Ich habe mit Dreamweaver eine einfaches (statisches) HTML-Websitekonzept erstellt, worin verschiedene kleine private (Fußball-)Videofilme dargestellt sind. Nun soll die Seite der Anforderung gerecht werden, einfach gewartet werden zu können, also auch von anderen Personen. Leider habe ich diesbezüglich keinerlei Erfahrungen. Deshalb wollte ich hier einmal nach Anregungen fragen. Gibt es ggf. so etwas wie ein Content Management System (oder etwas ähnliches), mit welchem ich zusätzliche Flash-Videos in HTML-Seiten stellen kann?
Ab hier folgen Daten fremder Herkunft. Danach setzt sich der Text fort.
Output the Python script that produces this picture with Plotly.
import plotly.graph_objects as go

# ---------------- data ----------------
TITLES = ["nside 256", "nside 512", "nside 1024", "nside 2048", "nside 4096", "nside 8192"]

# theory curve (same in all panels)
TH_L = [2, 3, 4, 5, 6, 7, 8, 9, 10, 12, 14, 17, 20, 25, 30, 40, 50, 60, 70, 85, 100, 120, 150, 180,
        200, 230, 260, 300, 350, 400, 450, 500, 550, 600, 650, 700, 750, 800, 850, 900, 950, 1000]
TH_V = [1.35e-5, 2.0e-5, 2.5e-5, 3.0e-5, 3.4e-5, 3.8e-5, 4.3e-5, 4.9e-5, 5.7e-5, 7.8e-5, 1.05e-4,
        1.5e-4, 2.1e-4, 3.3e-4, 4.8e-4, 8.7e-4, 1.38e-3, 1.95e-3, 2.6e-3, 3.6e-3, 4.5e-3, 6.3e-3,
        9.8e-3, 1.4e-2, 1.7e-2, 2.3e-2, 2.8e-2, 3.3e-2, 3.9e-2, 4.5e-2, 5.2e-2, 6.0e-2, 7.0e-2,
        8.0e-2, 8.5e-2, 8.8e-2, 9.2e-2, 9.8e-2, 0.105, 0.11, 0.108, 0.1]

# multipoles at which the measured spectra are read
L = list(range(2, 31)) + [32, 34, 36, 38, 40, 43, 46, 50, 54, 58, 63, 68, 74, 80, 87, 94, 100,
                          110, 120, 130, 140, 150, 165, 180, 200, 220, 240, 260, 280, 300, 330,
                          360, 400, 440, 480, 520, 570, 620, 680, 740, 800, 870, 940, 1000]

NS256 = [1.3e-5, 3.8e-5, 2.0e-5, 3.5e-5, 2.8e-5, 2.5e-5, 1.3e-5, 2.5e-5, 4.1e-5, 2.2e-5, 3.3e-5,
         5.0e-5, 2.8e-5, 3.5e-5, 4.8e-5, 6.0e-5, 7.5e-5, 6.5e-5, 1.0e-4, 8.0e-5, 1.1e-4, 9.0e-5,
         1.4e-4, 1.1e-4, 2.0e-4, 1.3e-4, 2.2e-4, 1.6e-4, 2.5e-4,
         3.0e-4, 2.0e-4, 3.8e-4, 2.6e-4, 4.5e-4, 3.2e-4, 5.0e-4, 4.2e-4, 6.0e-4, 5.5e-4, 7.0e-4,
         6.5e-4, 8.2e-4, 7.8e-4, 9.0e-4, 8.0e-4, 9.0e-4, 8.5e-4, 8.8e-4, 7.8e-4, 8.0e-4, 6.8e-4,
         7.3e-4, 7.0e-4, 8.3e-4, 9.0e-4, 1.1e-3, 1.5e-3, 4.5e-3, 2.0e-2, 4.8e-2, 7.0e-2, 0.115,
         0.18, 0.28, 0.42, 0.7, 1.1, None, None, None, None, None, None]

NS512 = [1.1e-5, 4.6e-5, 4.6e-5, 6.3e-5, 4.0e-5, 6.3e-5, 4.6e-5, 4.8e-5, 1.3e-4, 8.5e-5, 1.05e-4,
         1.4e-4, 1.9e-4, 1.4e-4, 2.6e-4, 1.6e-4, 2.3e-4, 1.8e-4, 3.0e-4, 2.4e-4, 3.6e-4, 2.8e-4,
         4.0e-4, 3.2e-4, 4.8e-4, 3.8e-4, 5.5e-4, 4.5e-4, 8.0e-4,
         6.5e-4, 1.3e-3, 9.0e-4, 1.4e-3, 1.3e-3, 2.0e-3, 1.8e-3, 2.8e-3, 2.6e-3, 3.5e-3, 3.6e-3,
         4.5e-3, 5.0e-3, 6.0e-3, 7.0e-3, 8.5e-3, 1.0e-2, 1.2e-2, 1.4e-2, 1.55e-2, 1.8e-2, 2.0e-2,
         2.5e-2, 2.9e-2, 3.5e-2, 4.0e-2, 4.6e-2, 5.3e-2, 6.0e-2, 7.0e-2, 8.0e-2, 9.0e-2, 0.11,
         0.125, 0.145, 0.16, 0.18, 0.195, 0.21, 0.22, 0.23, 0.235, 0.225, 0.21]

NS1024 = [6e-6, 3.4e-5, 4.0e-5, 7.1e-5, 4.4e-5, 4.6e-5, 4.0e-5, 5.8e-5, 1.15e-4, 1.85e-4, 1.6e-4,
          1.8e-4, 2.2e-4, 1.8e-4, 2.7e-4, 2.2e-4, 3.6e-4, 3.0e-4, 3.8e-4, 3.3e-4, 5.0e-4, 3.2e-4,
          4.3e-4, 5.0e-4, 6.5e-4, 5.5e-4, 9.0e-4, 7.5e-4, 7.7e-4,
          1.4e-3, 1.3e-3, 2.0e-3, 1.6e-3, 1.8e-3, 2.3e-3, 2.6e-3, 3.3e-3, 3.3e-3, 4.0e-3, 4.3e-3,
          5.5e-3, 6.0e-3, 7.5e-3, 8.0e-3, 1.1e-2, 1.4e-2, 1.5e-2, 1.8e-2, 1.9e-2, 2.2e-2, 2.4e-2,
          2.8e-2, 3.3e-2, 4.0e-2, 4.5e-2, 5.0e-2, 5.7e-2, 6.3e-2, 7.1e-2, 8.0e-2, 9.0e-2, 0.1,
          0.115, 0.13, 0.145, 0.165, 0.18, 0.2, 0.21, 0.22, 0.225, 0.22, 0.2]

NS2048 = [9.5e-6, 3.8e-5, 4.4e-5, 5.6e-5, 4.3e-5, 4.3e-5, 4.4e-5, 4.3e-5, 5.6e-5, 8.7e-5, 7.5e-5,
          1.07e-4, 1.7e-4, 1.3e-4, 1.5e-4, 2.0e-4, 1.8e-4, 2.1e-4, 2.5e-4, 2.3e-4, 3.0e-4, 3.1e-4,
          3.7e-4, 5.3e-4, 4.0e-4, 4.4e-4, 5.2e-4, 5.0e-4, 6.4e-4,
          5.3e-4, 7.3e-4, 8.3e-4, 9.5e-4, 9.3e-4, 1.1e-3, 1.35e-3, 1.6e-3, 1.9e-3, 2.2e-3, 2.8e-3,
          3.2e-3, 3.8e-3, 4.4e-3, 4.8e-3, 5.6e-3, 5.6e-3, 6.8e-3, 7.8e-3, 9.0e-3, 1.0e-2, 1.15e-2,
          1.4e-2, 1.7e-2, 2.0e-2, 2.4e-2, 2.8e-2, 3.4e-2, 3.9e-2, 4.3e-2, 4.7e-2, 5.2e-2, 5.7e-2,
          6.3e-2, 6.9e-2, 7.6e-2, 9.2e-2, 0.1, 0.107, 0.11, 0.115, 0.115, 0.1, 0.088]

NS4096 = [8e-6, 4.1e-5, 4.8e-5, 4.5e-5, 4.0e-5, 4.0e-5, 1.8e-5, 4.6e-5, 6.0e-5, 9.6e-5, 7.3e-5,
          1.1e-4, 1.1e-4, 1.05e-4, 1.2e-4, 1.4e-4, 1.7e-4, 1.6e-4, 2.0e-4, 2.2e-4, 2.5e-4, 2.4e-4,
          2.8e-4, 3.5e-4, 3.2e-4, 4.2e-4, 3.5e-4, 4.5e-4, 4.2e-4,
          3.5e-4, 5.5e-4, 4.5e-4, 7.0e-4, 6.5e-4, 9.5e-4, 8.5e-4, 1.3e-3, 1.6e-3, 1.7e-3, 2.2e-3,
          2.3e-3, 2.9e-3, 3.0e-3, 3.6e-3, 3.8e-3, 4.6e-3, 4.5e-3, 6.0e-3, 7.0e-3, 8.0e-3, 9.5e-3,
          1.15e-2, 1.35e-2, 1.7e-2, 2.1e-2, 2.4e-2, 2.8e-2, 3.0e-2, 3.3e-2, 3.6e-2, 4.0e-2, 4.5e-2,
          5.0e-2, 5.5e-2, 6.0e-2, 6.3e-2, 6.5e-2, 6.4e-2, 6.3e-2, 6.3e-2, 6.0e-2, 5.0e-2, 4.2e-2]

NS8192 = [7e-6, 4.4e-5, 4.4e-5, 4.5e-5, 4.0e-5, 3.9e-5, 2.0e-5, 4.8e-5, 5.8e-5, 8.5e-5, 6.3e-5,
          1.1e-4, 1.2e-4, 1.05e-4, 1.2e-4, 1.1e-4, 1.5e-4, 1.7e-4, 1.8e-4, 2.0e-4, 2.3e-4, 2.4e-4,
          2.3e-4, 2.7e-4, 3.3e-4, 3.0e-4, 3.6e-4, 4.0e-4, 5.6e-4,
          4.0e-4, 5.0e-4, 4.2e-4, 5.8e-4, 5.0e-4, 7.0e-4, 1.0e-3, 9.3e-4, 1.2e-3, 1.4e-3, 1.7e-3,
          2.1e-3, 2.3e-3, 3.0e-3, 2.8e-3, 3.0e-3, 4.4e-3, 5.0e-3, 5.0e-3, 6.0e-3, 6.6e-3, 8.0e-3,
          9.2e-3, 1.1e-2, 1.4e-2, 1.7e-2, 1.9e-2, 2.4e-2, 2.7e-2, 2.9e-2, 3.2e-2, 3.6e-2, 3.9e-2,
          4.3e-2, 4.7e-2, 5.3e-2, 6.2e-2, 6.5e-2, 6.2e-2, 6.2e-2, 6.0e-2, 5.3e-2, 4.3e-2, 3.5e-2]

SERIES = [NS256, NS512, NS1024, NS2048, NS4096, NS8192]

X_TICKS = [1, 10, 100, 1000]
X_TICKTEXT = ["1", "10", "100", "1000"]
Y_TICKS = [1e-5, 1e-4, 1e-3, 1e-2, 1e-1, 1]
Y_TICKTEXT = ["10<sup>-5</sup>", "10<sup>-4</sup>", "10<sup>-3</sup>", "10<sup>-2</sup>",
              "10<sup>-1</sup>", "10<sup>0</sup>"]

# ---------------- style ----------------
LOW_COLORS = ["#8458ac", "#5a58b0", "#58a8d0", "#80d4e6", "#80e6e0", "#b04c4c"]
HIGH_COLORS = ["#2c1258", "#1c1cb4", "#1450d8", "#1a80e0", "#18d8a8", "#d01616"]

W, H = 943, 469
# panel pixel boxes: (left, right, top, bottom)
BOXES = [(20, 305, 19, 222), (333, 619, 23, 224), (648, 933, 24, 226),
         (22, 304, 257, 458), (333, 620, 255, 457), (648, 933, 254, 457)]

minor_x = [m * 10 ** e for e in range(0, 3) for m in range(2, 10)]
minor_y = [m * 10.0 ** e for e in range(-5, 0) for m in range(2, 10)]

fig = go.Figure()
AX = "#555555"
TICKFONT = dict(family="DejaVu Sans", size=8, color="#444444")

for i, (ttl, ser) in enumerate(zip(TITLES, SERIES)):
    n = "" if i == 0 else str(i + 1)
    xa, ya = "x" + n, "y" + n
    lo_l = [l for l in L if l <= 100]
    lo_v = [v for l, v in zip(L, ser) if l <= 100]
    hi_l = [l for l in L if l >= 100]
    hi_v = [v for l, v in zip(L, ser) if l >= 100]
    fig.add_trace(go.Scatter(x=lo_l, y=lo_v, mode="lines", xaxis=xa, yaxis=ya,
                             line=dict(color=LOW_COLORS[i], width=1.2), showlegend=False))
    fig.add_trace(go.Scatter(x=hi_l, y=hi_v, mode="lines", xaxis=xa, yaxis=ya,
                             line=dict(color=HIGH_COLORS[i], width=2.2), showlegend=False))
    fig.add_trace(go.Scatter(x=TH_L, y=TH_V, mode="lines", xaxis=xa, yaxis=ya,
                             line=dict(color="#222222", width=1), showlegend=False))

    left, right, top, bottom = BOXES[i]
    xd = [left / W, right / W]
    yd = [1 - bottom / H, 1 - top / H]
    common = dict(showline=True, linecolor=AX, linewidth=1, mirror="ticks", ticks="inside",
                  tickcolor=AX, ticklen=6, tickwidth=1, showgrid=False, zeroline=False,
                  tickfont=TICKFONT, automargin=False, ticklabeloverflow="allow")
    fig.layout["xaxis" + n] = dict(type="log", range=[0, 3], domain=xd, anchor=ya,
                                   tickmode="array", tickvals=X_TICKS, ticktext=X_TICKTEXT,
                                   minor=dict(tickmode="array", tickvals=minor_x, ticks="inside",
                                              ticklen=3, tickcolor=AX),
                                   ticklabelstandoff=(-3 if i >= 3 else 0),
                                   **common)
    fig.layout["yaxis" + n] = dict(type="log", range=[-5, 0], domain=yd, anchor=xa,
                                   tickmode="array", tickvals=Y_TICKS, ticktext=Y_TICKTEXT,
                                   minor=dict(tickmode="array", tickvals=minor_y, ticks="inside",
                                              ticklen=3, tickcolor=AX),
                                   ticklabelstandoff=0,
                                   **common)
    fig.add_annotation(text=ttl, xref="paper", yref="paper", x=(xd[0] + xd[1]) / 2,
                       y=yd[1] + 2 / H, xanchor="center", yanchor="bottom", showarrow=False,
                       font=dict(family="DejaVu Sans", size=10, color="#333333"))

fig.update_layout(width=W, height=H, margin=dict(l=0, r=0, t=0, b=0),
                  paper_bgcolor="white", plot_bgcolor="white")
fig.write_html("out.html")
Vielen Dank für die Hilfe im Voraus


----------



## adtp (17. Juni 2008)

Hallo,
  ich nehme mal an das eine ganze Reihe von CMS Videos einbinden können. Sicher wissen tue ich es nur von Joomla. Mit dem AllVideos Plugin kann man sowohl Videos die auf dem eigenen Server liegen, wie auch von fast jeder bekannten Plattform einbinden. Als Beispiel mal http://www.co-designtrends.de/architektur-videos.html 

  Torsten


----------